◆ Exercise aim: Copy each line below that includes "this".

[START]

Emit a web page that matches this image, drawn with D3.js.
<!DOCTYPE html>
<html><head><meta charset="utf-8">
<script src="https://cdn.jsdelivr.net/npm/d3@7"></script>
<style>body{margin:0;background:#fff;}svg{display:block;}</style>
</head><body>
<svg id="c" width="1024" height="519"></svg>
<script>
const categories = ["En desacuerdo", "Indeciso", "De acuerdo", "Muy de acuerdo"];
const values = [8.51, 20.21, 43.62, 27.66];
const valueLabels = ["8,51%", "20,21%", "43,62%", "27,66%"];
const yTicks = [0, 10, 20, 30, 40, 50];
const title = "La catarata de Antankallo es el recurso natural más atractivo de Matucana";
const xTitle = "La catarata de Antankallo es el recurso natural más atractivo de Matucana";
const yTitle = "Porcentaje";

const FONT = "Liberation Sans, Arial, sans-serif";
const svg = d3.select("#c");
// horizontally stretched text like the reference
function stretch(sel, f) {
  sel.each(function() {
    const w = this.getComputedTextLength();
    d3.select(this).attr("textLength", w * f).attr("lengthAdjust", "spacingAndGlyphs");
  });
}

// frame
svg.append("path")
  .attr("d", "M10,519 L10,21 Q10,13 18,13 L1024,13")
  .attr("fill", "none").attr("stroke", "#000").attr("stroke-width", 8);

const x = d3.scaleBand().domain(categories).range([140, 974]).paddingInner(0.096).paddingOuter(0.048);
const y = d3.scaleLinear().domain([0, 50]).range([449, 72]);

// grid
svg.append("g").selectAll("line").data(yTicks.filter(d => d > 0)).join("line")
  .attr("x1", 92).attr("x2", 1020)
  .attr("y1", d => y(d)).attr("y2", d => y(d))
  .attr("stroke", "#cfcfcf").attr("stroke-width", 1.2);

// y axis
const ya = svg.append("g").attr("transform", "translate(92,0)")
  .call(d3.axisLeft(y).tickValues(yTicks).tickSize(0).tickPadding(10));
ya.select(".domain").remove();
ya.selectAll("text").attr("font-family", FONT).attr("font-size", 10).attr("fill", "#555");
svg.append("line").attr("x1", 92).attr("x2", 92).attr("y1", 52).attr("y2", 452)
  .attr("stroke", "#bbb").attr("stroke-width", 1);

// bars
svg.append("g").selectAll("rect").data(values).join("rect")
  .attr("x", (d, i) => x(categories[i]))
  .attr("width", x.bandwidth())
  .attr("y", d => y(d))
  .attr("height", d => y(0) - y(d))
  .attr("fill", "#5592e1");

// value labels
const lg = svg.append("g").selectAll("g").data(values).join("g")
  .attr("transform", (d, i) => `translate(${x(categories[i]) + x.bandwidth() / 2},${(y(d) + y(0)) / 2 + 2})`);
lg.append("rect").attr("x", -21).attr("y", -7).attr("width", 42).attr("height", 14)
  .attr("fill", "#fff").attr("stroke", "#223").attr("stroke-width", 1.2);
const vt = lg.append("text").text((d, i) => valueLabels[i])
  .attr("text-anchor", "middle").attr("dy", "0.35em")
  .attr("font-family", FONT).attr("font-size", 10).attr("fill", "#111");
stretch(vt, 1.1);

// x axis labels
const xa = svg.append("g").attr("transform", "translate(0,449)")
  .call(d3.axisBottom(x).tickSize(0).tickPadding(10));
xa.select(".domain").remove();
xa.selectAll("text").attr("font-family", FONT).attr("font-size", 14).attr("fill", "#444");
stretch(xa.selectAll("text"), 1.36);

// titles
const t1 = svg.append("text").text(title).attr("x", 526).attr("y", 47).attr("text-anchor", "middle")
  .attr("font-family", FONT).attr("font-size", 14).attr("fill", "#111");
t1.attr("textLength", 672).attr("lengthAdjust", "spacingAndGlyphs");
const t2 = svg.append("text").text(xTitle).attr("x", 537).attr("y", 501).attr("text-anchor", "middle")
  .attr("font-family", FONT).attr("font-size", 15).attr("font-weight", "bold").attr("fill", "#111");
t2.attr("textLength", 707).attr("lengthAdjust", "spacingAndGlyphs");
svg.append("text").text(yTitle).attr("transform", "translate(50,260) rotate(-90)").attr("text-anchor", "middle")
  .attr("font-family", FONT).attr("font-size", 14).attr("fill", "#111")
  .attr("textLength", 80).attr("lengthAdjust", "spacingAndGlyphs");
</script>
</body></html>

[END]

◆ The reply:
Emit a web page that matches this image, drawn with D3.js.
    const w = this.getComputedTextLength();
    d3.select(this).attr("textLength", w * f).attr("lengthAdjust", "spacingAndGlyphs");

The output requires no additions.